Наиболее яркий представитель этого типа – Геша из «Бриллиантовой руки». Как и его напарник, он является не субъектом, а объектом действия. Это человек с пассивной жизненной позицией, ему нужна нянька вроде Лелика. Перед нами типичный «воспитуемый» из «триады соцреализма», который прячет свою подчиненную позицию за внешним лоском. Каноны соцреализма предписывали показывать «распрямление» такого персонажа, но Гайдай сталкивает их с сатирической традицией и, наоборот, показывает не эволюцию, а регрессию персонажа, его деморализацию в финале. Это происходит и на внутреннем, и на внешнем уровне: изысканный манекенщик переоблачается в закутанную в лохмотья деревенскую бабу.
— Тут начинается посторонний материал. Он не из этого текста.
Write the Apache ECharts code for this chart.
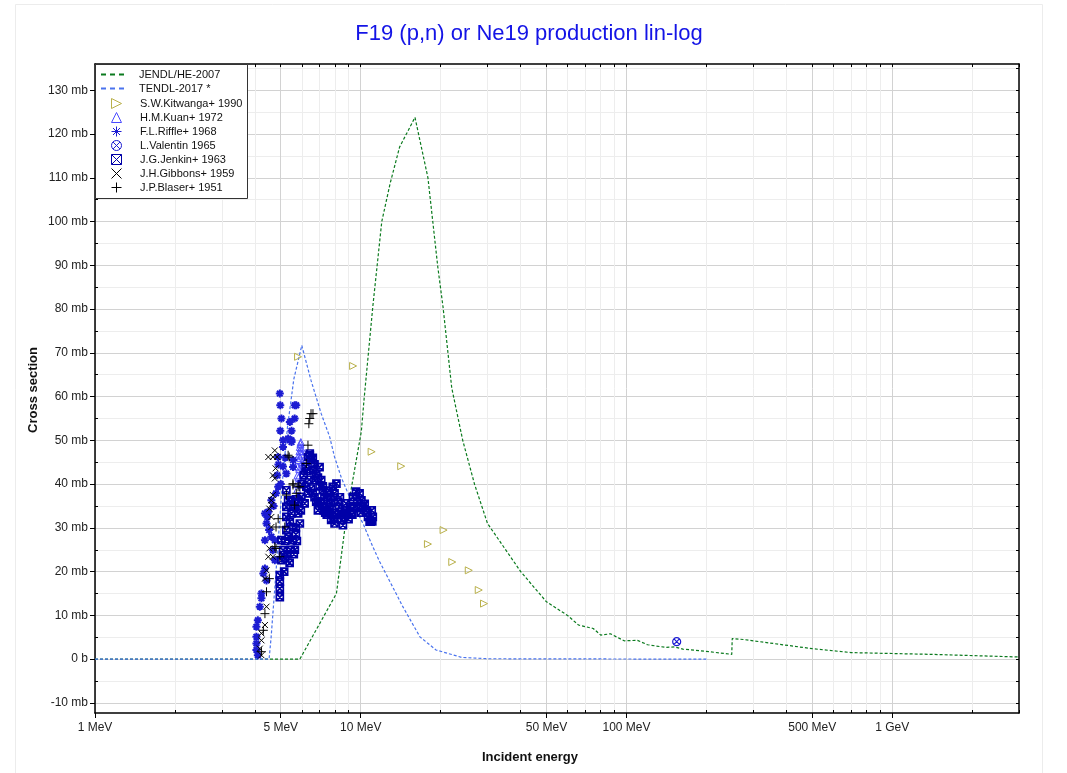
<!DOCTYPE html>
<html><head><meta charset="utf-8">
<script src="https://cdn.jsdelivr.net/npm/echarts@6/dist/echarts.min.js"></script>
<style>html,body{margin:0;padding:0;background:#fff}#c{width:1067px;height:773px}</style>
</head><body><div id="c"></div><script>
// ---------- data (energies in MeV, cross sections in mb) ----------
const xMajor = [1, 5, 10, 50, 100, 500, 1000];
const xMajorLabels = ['1 MeV', '5 MeV', '10 MeV', '50 MeV', '100 MeV', '500 MeV', '1 GeV'];
const xMinor = [2, 3, 4, 6, 7, 8, 9, 20, 30, 40, 60, 70, 80, 90, 200, 300, 400, 600, 700, 800, 900, 2000, 3000];
const yMajor = [-10, 0, 10, 20, 30, 40, 50, 60, 70, 80, 90, 100, 110, 120, 130];
const yMinor = [-5, 5, 15, 25, 35, 45, 55, 65, 75, 85, 95, 105, 115, 125, 135];

const jendlE  = [1, 5.9, 8.1, 8.85, 10.05, 10.3, 11.1, 12.0, 12.9, 14.0, 16.0, 17.9, 19.5, 20.4, 22.0, 24.2, 26.8, 30.0, 40.0, 50.0, 60.0, 66.0, 75.0, 80.0, 87.0, 98.0, 110.0, 120.0, 140.0, 152.0, 163.0, 205.0, 249.0, 250.0, 275.0, 500.0, 700.0, 1400.0, 3000.0];
const jendlXS = [0, 0, 15, 33, 52, 59.6, 80.5, 100, 108.7, 117, 123.8, 110, 89.6, 80.5, 62, 50, 40, 31, 20, 13.1, 10, 7.8, 7, 5.5, 5.8, 4.2, 4.3, 3.3, 2.7, 2.8, 2.3, 1.7, 1.1, 4.7, 4.5, 2.4, 1.5, 1.1, 0.5];

const tendlE  = [1, 4.52, 4.6, 4.8, 5.08, 5.3, 5.6, 6.0, 6.5, 7.1, 7.64, 7.97, 8.44, 9.07, 9.6, 10.2, 11.1, 11.8, 14.4, 16.7, 19.2, 24.0, 30.0, 200.0];
const tendlXS = [0, 0, 5, 20, 41, 53, 64, 71.7, 63.7, 56.1, 50.8, 46.2, 41.6, 37.1, 34, 31, 25.7, 22.2, 12, 5.1, 2.1, 0.4, 0.1, 0];

const kitE  = [5.81, 9.36, 10.99, 14.2, 17.9, 20.5, 22.1, 25.5, 27.8, 29.1];
const kitXS = [69.1, 67, 47.4, 44.1, 26.3, 29.5, 22.2, 20.3, 15.8, 12.7];

const kuanE  = [5.75, 5.78, 5.80, 5.82, 5.85, 5.88, 5.90, 5.93, 5.95, 5.97, 5.99, 6.02, 6.05, 5.77, 5.83, 5.87, 5.92, 5.96, 6.00, 6.04];
const kuanXS = [40, 42, 44, 45.5, 46.5, 47.5, 48.5, 49.2, 49.6, 48.3, 46.8, 45, 43, 38.8, 41.5, 43.5, 46, 47.5, 44, 41];

const riffleE  = [4.96, 4.98, 5.03, 4.98, 5.49, 5.72, 5.64, 5.41, 5.1, 5.49, 5.1, 4.89, 5.56, 5.56, 5.1, 5.25, 4.89, 4.8, 4.61, 4.49, 4.42, 4.36, 4.61, 4.75, 4.67, 4.75, 4.36, 4.3, 4.42, 4.23, 4.23, 4.17, 4.1, 4.05, 4.05, 4.05, 4.05, 4.1, 4.36, 4.45, 4.52, 4.7, 4.85, 4.9, 5.0, 5.2, 5.33, 5.64, 5.41, 5.49];
const riffleXS = [60.7, 58, 55, 52.2, 52.2, 58, 55, 54.2, 50, 50, 48.5, 46.2, 45.5, 43.9, 44, 42.4, 39.4, 37.9, 36.3, 33.7, 31, 27.2, 28, 27.2, 24.9, 22.6, 20.7, 19.6, 18, 15, 13.9, 12, 8.9, 7.4, 5.1, 3.6, 2.1, 0.9, 33.3, 32.5, 29.5, 35, 42, 44.5, 40, 46, 50.4, 58, 50, 49.6];

const valE  = [154.5];
const valXS = [4.0];

const jenE  = [4.96, 4.96, 4.96, 4.96, 5.1, 5.1, 5.03, 5.03, 5.25, 5.33, 5.25, 5.25, 5.56, 5.56, 5.49, 5.41, 5.64, 5.81, 5.9, 5.98, 6.15, 6.24, 6.33, 6.43, 6.52, 6.61, 6.7, 6.8, 7.0, 7.1, 7.2, 7.3, 7.54, 7.63, 7.74, 7.85, 7.97, 8.1, 7.4, 7.54, 7.74, 7.97, 8.3, 8.44, 8.57, 8.8, 9.1, 9.35, 9.6, 9.9, 10.06, 10.2, 10.5, 10.65, 10.8, 10.9, 6.33, 6.43, 11.0, 11.1, 5.2, 5.45, 5.6, 5.7, 5.4, 5.15, 6.9, 7.2, 7.45, 8.0, 8.6, 9.3,
  6.0, 6.1, 6.2, 6.3, 6.4, 6.5, 6.6, 6.7, 6.8, 6.9, 6.6, 6.7, 6.9, 7.0, 7.05, 7.15, 7.25, 7.35, 7.45, 7.6, 7.7, 7.8, 7.9, 8.05, 8.2, 8.35, 8.5, 8.65, 8.75, 8.9, 9.0, 9.2, 9.45, 9.7, 9.8, 10.0, 10.35, 10.6, 11.05, 5.7, 5.75, 5.65, 5.35, 5.3, 5.2, 5.25, 5.45, 5.55, 5.7, 5.85, 5.95];
const jenXS = [19.2, 17.7, 16.1, 14.2, 24.9, 23.8, 22.6, 27.2, 38.6, 36.3, 34.8, 32.5, 30.2, 27.2, 33.3, 31.4, 34.8, 33.3, 31, 37.1, 35.6, 39.4, 37.9, 47, 45.5, 43.2, 40.9, 42.4, 43.9, 40.9, 38.6, 37.1, 36.3, 34.8, 35.6, 39.4, 37.9, 40.1, 34, 33.3, 31.8, 31, 34.8, 31.8, 30.6, 35.6, 34.8, 37.1, 38.3, 37.9, 36.3, 34.8, 34, 32.5, 31.4, 31.4, 46.2, 46.6, 34, 32.5, 27, 25, 24, 28.5, 22, 20, 36, 39.5, 33, 33.5, 33, 33,
  40, 42, 44, 43, 41, 39, 38, 37, 36, 34, 46, 44.5, 41.5, 39.5, 36, 35, 34, 33.5, 38, 38.5, 37, 33, 32, 33, 36, 37, 33, 32.5, 34, 33.5, 32, 33, 35, 36, 34.5, 33.5, 35.5, 33.5, 31.5, 30, 27, 25, 28, 24, 23, 29.5, 36, 35, 36.5, 36, 34];

const gibE  = [4.75, 4.49, 4.67, 4.78, 4.67, 4.75, 4.67, 4.61, 4.61, 4.53, 4.61, 4.61, 4.53, 4.67, 4.42, 4.36, 4.49, 4.42, 4.36, 4.23, 4.23, 4.17, 4.23, 4.85];
const gibXS = [47.7, 46.2, 46.2, 43.6, 42, 41.3, 37.5, 36.3, 35.2, 34.4, 32.5, 30.2, 25.3, 23.4, 20.3, 18.4, 23.4, 12, 7.8, 5.9, 4.3, 2.4, 0.9, 46.2];

const blaE  = [6.5, 6.43, 6.61, 6.38, 6.33, 5.38, 5.56, 5.9, 5.72, 5.25, 5.64, 5.18, 4.89, 4.8, 4.75, 4.53, 4.42, 4.36, 4.3, 4.23, 4.96, 4.8, 5.33, 6.24, 5.81, 5.56];
const blaXS = [56.1, 55, 56.1, 53.8, 48.9, 46.2, 39.8, 39.4, 37.9, 37.5, 35.2, 30.2, 32.1, 30.2, 25.7, 18.4, 15.4, 10.4, 6.6, 1.7, 23.4, 25.3, 46.6, 44.7, 39.4, 40.1];

// ---------- chart ----------
const FONT = '"Liberation Sans", Arial, Helvetica, sans-serif';
const zip = (a, b) => a.map((v, i) => [v, b[i]]);

function xLabel(v) {
  let best = 0, bd = Infinity;
  xMajor.forEach((m, i) => { const d = Math.abs(Math.log(v / m)); if (d < bd) { bd = d; best = i; } });
  return xMajorLabels[best];
}
function yLabel(v) {
  const r = Math.round(v);
  return r === 0 ? '0 b' : r + ' mb';
}

const SYM = {
  triRight: 'path://M0,0 L10,5 L0,10 Z',
  triUp: 'path://M5,0 L10,10 L0,10 Z',
  asterisk: 'path://M5,0 L5,10 M0,5 L10,5 M1.5,1.5 L8.5,8.5 M8.5,1.5 L1.5,8.5',
  circX: 'path://M10,5 A5,5 0 1,1 0,5 A5,5 0 1,1 10,5 Z M1.6,1.6 L8.4,8.4 M8.4,1.6 L1.6,8.4',
  boxX: 'path://M0,0 L10,0 L10,10 L0,10 Z M0,0 L10,10 M10,0 L0,10',
  cross: 'path://M0,0 L10,10 M10,0 L0,10',
  plus: 'path://M5,0 L5,10 M0,5 L10,5'
};

function scatter(name, e, xs, symbol, size, color, bw, fill) {
  return {
    name, type: 'scatter', data: zip(e, xs), symbol, symbolSize: size,
    itemStyle: { color: fill || 'none', borderColor: color, borderWidth: bw, opacity: 1 },
    emphasis: { disabled: true }, animation: false, z: 3
  };
}

const axisText = { color: '#222', fontSize: 12, fontFamily: FONT };
const black = { color: '#000', width: 1 };

const option = {
  animation: false,
  backgroundColor: '#fff',
  grid: { left: 95, right: 48, top: 64, bottom: 60, containLabel: false },
  xAxis: [
    { type: 'log', logBase: 10, min: 1, max: 3000, position: 'bottom',
      axisLine: { show: true, onZero: false, lineStyle: { color: '#000', width: 1.5 } },
      axisTick: { show: true, customValues: xMajor, inside: false, length: 5, lineStyle: black },
      axisLabel: { show: true, customValues: xMajor, formatter: xLabel, margin: 9, ...axisText },
      splitLine: { show: true, lineStyle: { color: '#d2d2d2', width: 1 } },
      minorTick: { show: false }, minorSplitLine: { show: false } },
    { type: 'log', logBase: 10, min: 1, max: 3000, position: 'bottom',
      axisLine: { show: false, onZero: false },
      axisTick: { show: true, customValues: xMinor, inside: true, length: 3, lineStyle: black },
      axisLabel: { show: false },
      splitLine: { show: true, lineStyle: { color: '#ededed', width: 1 } } },
    { type: 'log', logBase: 10, min: 1, max: 3000, position: 'top',
      axisLine: { show: true, onZero: false, lineStyle: { color: '#000', width: 1.5 } },
      axisTick: { show: true, customValues: xMajor.concat(xMinor), inside: true, length: 3, lineStyle: black },
      axisLabel: { show: false }, splitLine: { show: false } }
  ],
  yAxis: [
    { type: 'value', min: -12.3, max: 136, position: 'left',
      axisLine: { show: true, onZero: false, lineStyle: { color: '#000', width: 1.5 } },
      axisTick: { show: true, customValues: yMajor, inside: false, length: 5, lineStyle: black },
      axisLabel: { show: true, customValues: yMajor, formatter: yLabel, margin: 7, ...axisText },
      splitLine: { show: true, lineStyle: { color: '#d2d2d2', width: 1 } } },
    { type: 'value', min: -12.3, max: 136, position: 'left',
      axisLine: { show: false, onZero: false },
      axisTick: { show: true, customValues: yMinor, inside: true, length: 3, lineStyle: black },
      axisLabel: { show: false },
      splitLine: { show: true, lineStyle: { color: '#ededed', width: 1 } } },
    { type: 'value', min: -12.3, max: 136, position: 'right',
      axisLine: { show: true, onZero: false, lineStyle: { color: '#000', width: 1.5 } },
      axisTick: { show: true, customValues: yMajor.concat(yMinor), inside: true, length: 3, lineStyle: black },
      axisLabel: { show: false }, splitLine: { show: false } }
  ],
  legend: [
    { left: 100, top: 69, orient: 'vertical', itemWidth: 27, itemHeight: 10, itemGap: 3,
      padding: 0, selectedMode: false, z: 10,
      textStyle: { fontSize: 11, fontFamily: FONT, color: '#111', padding: [0, 0, 0, 6] },
      data: [
        { name: 'JENDL/HE-2007', lineStyle: { width: 2, type: [5, 4] }, itemStyle: { opacity: 0, color: 'transparent', borderWidth: 0 } },
        { name: 'TENDL-2017 *', lineStyle: { width: 2, type: [5, 4] }, itemStyle: { opacity: 0, color: 'transparent', borderWidth: 0 } }
      ] },
    { left: 109, top: 96, orient: 'vertical', itemWidth: 11, itemHeight: 10, itemGap: -1,
      padding: 0, selectedMode: false, z: 10,
      textStyle: { fontSize: 11, fontFamily: FONT, color: '#111', padding: [0, 0, 0, 13] },
      itemStyle: { borderWidth: 1 },
      data: ['S.W.Kitwanga+ 1990', 'H.M.Kuan+ 1972', 'F.L.Riffle+ 1968', 'L.Valentin 1965',
             'J.G.Jenkin+ 1963', 'J.H.Gibbons+ 1959', 'J.P.Blaser+ 1951'] }
  ],
  graphic: [
    { type: 'rect', shape: { x: 15.5, y: 4.5, width: 1027, height: 820 }, style: { fill: 'none', stroke: '#ececec', lineWidth: 1 }, z: -10, silent: true },
    { type: 'rect', shape: { x: 95.5, y: 64.5, width: 152, height: 134 }, style: { fill: '#fff', stroke: '#333', lineWidth: 1 }, z: 8, silent: true },
    { type: 'text', x: 529, y: 34, style: { text: 'F19 (p,n) or Ne19 production lin-log', fill: '#1414e6', font: '22px ' + FONT, textAlign: 'center', textVerticalAlign: 'middle' } },
    { type: 'text', x: 530, y: 757, style: { text: 'Incident energy', fill: '#111', font: 'bold 13px ' + FONT, textAlign: 'center', textVerticalAlign: 'middle' } },
    { type: 'text', x: 33, y: 390, rotation: Math.PI / 2, style: { text: 'Cross section', fill: '#111', font: 'bold 13px ' + FONT, textAlign: 'center', textVerticalAlign: 'middle' } }
  ],
  series: [
    { name: 'JENDL/HE-2007', type: 'line', data: zip(jendlE, jendlXS), symbol: 'none', smooth: false,
      lineStyle: { color: '#0b7a1e', width: 1.2, type: [3, 2] }, itemStyle: { color: '#0b7a1e' }, z: 2, emphasis: { disabled: true } },
    { name: 'TENDL-2017 *', type: 'line', data: zip(tendlE, tendlXS), symbol: 'none', smooth: false,
      lineStyle: { color: '#4a73ee', width: 1.2, type: [3, 2] }, itemStyle: { color: '#4a73ee' }, z: 2, emphasis: { disabled: true } },
    scatter('S.W.Kitwanga+ 1990', kitE, kitXS, SYM.triRight, 7, '#b9b04a', 1),
    scatter('H.M.Kuan+ 1972', kuanE, kuanXS, SYM.triUp, 7, '#4b4bff', 1),
    scatter('F.L.Riffle+ 1968', riffleE, riffleXS, SYM.asterisk, 8, '#1c1cd2', 2),
    scatter('L.Valentin 1965', valE, valXS, SYM.circX, 8, '#1c1cd2', 1.2),
    scatter('J.G.Jenkin+ 1963', jenE, jenXS, SYM.boxX, 7, '#0000a8', 1.7),
    scatter('J.H.Gibbons+ 1959', gibE, gibXS, SYM.cross, 6, '#000', 1),
    scatter('J.P.Blaser+ 1951', blaE, blaXS, SYM.plus, 9, '#000', 1)
  ]
};

const chart = echarts.init(document.getElementById('c'), null, { renderer: 'canvas' });
chart.setOption(option);
</script></body></html>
К этому типу можно отнести стоматолога Шпака (Владимир Этуш) и персонажа Натальи Кустинской из «Ивана Васильевича» – подруги режиссера Якина, которую он предпочел Зине, жене Шурика. Шпак не в состоянии повлиять на ситуацию (ограбление), он может лишь на нее реагировать. И эти реакции очень показательны: он жалуется всем подряд, высказывает претензии, требует к себе внимания. Подруга Якина зависима от воли режиссера (и как актриса, и как женщина), она настолько ошеломлена своей победой, что добровольно выключилась из реальности, ослабила контроль над ситуацией и оккупировала телефонную будку, радостно обзванивая подруг. Невысокая адаптивность и герметичность позиции приводят к краху ее амбициозных планов.

Активность представителей первых четырех типов приводила к отрицательному результату. Следующие четыре типа, наоборот, успешны в своей деятельности.

5. Проактивный – ригидный – эффективный

Эту модель лучше всего иллюстрирует образ Ивана Грозного из «Ивана Васильевича». Целеустремленный, четко ставящий задачи («Крути, крути свою машину!»), жесткий, но при этом обаятельный, пассионарный, буквально излучающий силу и мудрость грозный царь до конца не может приспособиться к реальности, в которой оказался. Он быстро разобрался, как пользоваться холодильником и лифтом, встал на сторону Зины в конфликте с Якиным, ведет себя по-хозяйски, плачет под песню Высоцкого. Но это лишь внешние изменения, внутренне он остался прежним и даже не пытается что-то изменить в паттернах своего поведения: окончательно ссорит Шурика с соседями и отпускает Зину с Якиным. Однако именно эти «царские» паттерны вместе с находчивостью и решительностью помогают Ивану Грозному перехитрить советскую милицию и вернуться в XVI век.

Образ царя – двойной перевертыш. С одной стороны, это пародия на персонажа Николая Черкасова из фильма Сергея Эйзенштейна, где государь, развращенный единоличной властью, предстает демоном на троне. С другой стороны, Иван Васильевич Грозный антонимичен своему двойнику – Ивану Васильевичу Бунше. Парадоксально, что «образцовый советский гражданин» показан с уничтожающим сарказмом, а «монстр XVI века» – с мягким юмором. Эффективность эйзенштейновского царя и гайдаевского управдома обесценена проницательным взглядом авторов, которые видят за ложными успехами чудовищные поражения. В противовес этому гайдаевский предельно условный царь эффективен – пусть и не в Ливонской войне, а в сюжете авантюрной комедии.